Dataset extract:
============

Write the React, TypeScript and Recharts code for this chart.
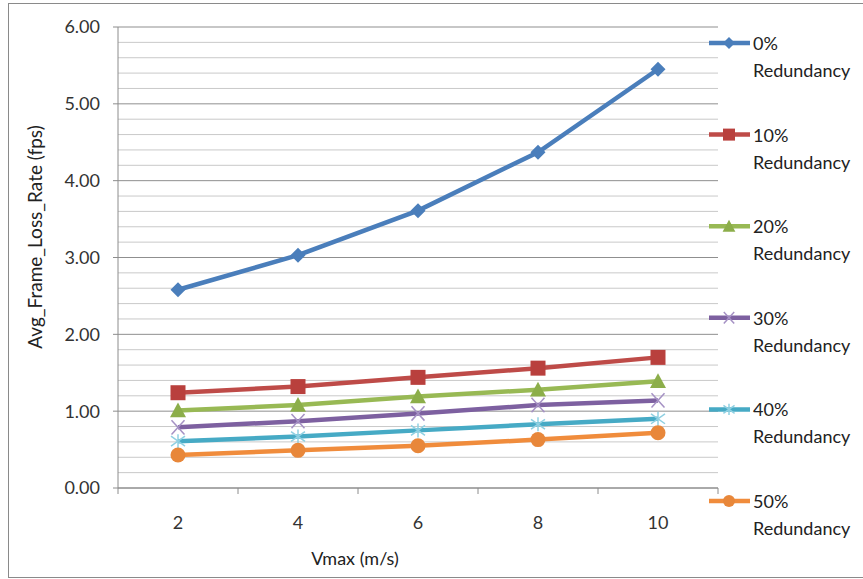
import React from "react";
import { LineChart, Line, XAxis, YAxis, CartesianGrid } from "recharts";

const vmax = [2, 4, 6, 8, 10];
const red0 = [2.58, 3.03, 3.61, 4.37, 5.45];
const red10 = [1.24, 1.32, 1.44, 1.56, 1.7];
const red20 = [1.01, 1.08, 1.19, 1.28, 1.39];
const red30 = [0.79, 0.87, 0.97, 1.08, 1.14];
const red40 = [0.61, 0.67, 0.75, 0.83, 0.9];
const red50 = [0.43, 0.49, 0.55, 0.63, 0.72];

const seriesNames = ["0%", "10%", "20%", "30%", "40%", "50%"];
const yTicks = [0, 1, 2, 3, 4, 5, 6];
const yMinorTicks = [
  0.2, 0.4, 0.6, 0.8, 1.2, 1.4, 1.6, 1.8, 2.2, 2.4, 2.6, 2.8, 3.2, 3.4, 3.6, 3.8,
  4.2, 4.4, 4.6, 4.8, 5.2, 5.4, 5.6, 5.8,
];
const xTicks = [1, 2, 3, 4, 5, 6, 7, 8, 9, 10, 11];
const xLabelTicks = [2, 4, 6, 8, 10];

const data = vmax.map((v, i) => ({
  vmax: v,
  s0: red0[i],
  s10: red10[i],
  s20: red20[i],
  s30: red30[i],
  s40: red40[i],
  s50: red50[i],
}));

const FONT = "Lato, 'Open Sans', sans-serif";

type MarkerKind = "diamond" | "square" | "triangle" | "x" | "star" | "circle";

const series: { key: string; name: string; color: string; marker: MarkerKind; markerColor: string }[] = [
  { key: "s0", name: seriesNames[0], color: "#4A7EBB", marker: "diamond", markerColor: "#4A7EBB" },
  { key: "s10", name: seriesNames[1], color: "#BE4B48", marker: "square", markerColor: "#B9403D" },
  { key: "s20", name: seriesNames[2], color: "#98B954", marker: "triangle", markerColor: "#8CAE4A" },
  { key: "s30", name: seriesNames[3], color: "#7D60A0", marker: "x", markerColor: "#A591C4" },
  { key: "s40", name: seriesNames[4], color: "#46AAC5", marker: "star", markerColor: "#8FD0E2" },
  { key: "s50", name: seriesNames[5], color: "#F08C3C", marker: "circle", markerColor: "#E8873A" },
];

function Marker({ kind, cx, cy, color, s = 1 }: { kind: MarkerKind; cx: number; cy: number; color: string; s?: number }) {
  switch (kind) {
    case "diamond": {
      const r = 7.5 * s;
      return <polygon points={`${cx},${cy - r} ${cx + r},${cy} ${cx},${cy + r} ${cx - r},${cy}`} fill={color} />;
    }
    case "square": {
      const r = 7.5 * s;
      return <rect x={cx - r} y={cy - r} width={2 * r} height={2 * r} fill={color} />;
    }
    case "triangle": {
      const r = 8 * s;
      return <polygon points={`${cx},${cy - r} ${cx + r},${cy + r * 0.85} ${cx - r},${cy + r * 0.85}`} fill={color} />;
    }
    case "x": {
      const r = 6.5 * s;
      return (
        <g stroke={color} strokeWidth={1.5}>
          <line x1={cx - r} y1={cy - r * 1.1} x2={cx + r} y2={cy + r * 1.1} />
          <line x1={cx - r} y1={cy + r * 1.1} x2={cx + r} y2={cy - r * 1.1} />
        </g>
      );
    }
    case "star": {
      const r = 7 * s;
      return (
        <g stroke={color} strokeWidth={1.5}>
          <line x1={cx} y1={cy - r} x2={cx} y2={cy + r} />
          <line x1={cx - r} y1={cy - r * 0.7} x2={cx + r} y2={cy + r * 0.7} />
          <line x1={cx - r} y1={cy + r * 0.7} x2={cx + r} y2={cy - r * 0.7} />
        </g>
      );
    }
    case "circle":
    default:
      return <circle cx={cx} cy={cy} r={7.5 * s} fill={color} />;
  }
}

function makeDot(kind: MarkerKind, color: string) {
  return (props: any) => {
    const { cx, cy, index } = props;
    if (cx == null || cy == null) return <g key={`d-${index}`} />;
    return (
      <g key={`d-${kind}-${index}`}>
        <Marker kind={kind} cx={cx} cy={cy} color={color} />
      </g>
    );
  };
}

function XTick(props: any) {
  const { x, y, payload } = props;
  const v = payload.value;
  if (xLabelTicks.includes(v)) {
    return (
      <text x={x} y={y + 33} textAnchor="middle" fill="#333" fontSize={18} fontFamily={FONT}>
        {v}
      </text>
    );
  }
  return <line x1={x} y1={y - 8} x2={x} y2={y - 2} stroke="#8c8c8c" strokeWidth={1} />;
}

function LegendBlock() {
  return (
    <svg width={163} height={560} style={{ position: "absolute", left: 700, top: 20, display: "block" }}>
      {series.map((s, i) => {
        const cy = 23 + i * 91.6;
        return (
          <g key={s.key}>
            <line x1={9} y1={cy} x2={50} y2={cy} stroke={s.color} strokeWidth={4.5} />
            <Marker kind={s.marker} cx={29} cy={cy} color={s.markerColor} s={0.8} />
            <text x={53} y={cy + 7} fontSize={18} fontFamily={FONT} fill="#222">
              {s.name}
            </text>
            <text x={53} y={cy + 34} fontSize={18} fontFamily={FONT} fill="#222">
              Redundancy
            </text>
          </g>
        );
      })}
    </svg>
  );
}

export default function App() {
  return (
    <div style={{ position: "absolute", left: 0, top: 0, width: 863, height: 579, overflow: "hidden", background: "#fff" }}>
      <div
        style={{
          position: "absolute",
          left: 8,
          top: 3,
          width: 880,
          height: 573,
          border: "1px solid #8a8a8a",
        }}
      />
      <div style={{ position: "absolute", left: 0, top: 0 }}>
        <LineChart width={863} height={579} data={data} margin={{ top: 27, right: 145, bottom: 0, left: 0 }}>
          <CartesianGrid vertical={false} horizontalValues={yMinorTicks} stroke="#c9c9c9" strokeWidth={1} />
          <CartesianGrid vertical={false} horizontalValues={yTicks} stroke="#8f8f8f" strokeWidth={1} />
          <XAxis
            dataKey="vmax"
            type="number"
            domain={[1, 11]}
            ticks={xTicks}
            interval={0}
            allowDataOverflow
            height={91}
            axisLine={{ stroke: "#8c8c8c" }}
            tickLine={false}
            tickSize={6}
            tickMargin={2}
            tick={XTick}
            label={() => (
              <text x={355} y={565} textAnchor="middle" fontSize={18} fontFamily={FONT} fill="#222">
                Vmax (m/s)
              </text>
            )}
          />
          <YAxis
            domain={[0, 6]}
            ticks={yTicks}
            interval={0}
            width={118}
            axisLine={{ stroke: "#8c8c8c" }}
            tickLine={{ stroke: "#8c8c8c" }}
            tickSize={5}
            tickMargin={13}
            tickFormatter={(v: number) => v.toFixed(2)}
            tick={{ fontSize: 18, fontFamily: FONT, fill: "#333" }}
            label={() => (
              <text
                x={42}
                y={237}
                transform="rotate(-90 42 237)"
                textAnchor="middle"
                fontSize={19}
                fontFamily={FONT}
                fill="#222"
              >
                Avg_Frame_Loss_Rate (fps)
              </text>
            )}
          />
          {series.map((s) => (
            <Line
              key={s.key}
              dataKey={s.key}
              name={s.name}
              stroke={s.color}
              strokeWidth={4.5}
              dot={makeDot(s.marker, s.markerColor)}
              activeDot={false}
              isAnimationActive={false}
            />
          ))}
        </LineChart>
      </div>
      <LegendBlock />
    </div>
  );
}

============

Given request: Your task is to repeat the material above exactly, without its pictures.

Result:
Write the React, TypeScript and Recharts code for this chart.
import React from "react";
import { LineChart, Line, XAxis, YAxis, CartesianGrid } from "recharts";

const vmax = [2, 4, 6, 8, 10];
const red0 = [2.58, 3.03, 3.61, 4.37, 5.45];
const red10 = [1.24, 1.32, 1.44, 1.56, 1.7];
const red20 = [1.01, 1.08, 1.19, 1.28, 1.39];
const red30 = [0.79, 0.87, 0.97, 1.08, 1.14];
const red40 = [0.61, 0.67, 0.75, 0.83, 0.9];
const red50 = [0.43, 0.49, 0.55, 0.63, 0.72];

const seriesNames = ["0%", "10%", "20%", "30%", "40%", "50%"];
const yTicks = [0, 1, 2, 3, 4, 5, 6];
const yMinorTicks = [
  0.2, 0.4, 0.6, 0.8, 1.2, 1.4, 1.6, 1.8, 2.2, 2.4, 2.6, 2.8, 3.2, 3.4, 3.6, 3.8,
  4.2, 4.4, 4.6, 4.8, 5.2, 5.4, 5.6, 5.8,
];
const xTicks = [1, 2, 3, 4, 5, 6, 7, 8, 9, 10, 11];
const xLabelTicks = [2, 4, 6, 8, 10];

const data = vmax.map((v, i) => ({
  vmax: v,
  s0: red0[i],
  s10: red10[i],
  s20: red20[i],
  s30: red30[i],
  s40: red40[i],
  s50: red50[i],
}));

const FONT = "Lato, 'Open Sans', sans-serif";

type MarkerKind = "diamond" | "square" | "triangle" | "x" | "star" | "circle";

const series: { key: string; name: string; color: string; marker: MarkerKind; markerColor: string }[] = [
  { key: "s0", name: seriesNames[0], color: "#4A7EBB", marker: "diamond", markerColor: "#4A7EBB" },
  { key: "s10", name: seriesNames[1], color: "#BE4B48", marker: "square", markerColor: "#B9403D" },
  { key: "s20", name: seriesNames[2], color: "#98B954", marker: "triangle", markerColor: "#8CAE4A" },
  { key: "s30", name: seriesNames[3], color: "#7D60A0", marker: "x", markerColor: "#A591C4" },
  { key: "s40", name: seriesNames[4], color: "#46AAC5", marker: "star", markerColor: "#8FD0E2" },
  { key: "s50", name: seriesNames[5], color: "#F08C3C", marker: "circle", markerColor: "#E8873A" },
];

function Marker({ kind, cx, cy, color, s = 1 }: { kind: MarkerKind; cx: number; cy: number; color: string; s?: number }) {
  switch (kind) {
    case "diamond": {
      const r = 7.5 * s;
      return <polygon points={`${cx},${cy - r} ${cx + r},${cy} ${cx},${cy + r} ${cx - r},${cy}`} fill={color} />;
    }
    case "square": {
      const r = 7.5 * s;
      return <rect x={cx - r} y={cy - r} width={2 * r} height={2 * r} fill={color} />;
    }
    case "triangle": {
      const r = 8 * s;
      return <polygon points={`${cx},${cy - r} ${cx + r},${cy + r * 0.85} ${cx - r},${cy + r * 0.85}`} fill={color} />;
    }
    case "x": {
      const r = 6.5 * s;
      return (
        <g stroke={color} strokeWidth={1.5}>
          <line x1={cx - r} y1={cy - r * 1.1} x2={cx + r} y2={cy + r * 1.1} />
          <line x1={cx - r} y1={cy + r * 1.1} x2={cx + r} y2={cy - r * 1.1} />
        </g>
      );
    }
    case "star": {
      const r = 7 * s;
      return (
        <g stroke={color} strokeWidth={1.5}>
          <line x1={cx} y1={cy - r} x2={cx} y2={cy + r} />
          <line x1={cx - r} y1={cy - r * 0.7} x2={cx + r} y2={cy + r * 0.7} />
          <line x1={cx - r} y1={cy + r * 0.7} x2={cx + r} y2={cy - r * 0.7} />
        </g>
      );
    }
    case "circle":
    default:
      return <circle cx={cx} cy={cy} r={7.5 * s} fill={color} />;
  }
}

function makeDot(kind: MarkerKind, color: string) {
  return (props: any) => {
    const { cx, cy, index } = props;
    if (cx == null || cy == null) return <g key={`d-${index}`} />;
    return (
      <g key={`d-${kind}-${index}`}>
        <Marker kind={kind} cx={cx} cy={cy} color={color} />
      </g>
    );
  };
}

function XTick(props: any) {
  const { x, y, payload } = props;
  const v = payload.value;
  if (xLabelTicks.includes(v)) {
    return (
      <text x={x} y={y + 33} textAnchor="middle" fill="#333" fontSize={18} fontFamily={FONT}>
        {v}
      </text>
    );
  }
  return <line x1={x} y1={y - 8} x2={x} y2={y - 2} stroke="#8c8c8c" strokeWidth={1} />;
}

function LegendBlock() {
  return (
    <svg width={163} height={560} style={{ position: "absolute", left: 700, top: 20, display: "block" }}>
      {series.map((s, i) => {
        const cy = 23 + i * 91.6;
        return (
          <g key={s.key}>
            <line x1={9} y1={cy} x2={50} y2={cy} stroke={s.color} strokeWidth={4.5} />
            <Marker kind={s.marker} cx={29} cy={cy} color={s.markerColor} s={0.8} />
            <text x={53} y={cy + 7} fontSize={18} fontFamily={FONT} fill="#222">
              {s.name}
            </text>
            <text x={53} y={cy + 34} fontSize={18} fontFamily={FONT} fill="#222">
              Redundancy
            </text>
          </g>
        );
      })}
    </svg>
  );
}

export default function App() {
  return (
    <div style={{ position: "absolute", left: 0, top: 0, width: 863, height: 579, overflow: "hidden", background: "#fff" }}>
      <div
        style={{
          position: "absolute",
          left: 8,
          top: 3,
          width: 880,
          height: 573,
          border: "1px solid #8a8a8a",
        }}
      />
      <div style={{ position: "absolute", left: 0, top: 0 }}>
        <LineChart width={863} height={579} data={data} margin={{ top: 27, right: 145, bottom: 0, left: 0 }}>
          <CartesianGrid vertical={false} horizontalValues={yMinorTicks} stroke="#c9c9c9" strokeWidth={1} />
          <CartesianGrid vertical={false} horizontalValues={yTicks} stroke="#8f8f8f" strokeWidth={1} />
          <XAxis
            dataKey="vmax"
            type="number"
            domain={[1, 11]}
            ticks={xTicks}
            interval={0}
            allowDataOverflow
            height={91}
            axisLine={{ stroke: "#8c8c8c" }}
            tickLine={false}
            tickSize={6}
            tickMargin={2}
            tick={XTick}
            label={() => (
              <text x={355} y={565} textAnchor="middle" fontSize={18} fontFamily={FONT} fill="#222">
                Vmax (m/s)
              </text>
            )}
          />
          <YAxis
            domain={[0, 6]}
            ticks={yTicks}
            interval={0}
            width={118}
            axisLine={{ stroke: "#8c8c8c" }}
            tickLine={{ stroke: "#8c8c8c" }}
            tickSize={5}
            tickMargin={13}
            tickFormatter={(v: number) => v.toFixed(2)}
            tick={{ fontSize: 18, fontFamily: FONT, fill: "#333" }}
            label={() => (
              <text
                x={42}
                y={237}
                transform="rotate(-90 42 237)"
                textAnchor="middle"
                fontSize={19}
                fontFamily={FONT}
                fill="#222"
              >
                Avg_Frame_Loss_Rate (fps)
              </text>
            )}
          />
          {series.map((s) => (
            <Line
              key={s.key}
              dataKey={s.key}
              name={s.name}
              stroke={s.color}
              strokeWidth={4.5}
              dot={makeDot(s.marker, s.markerColor)}
              activeDot={false}
              isAnimationActive={false}
            />
          ))}
        </LineChart>
      </div>
      <LegendBlock />
    </div>
  );
}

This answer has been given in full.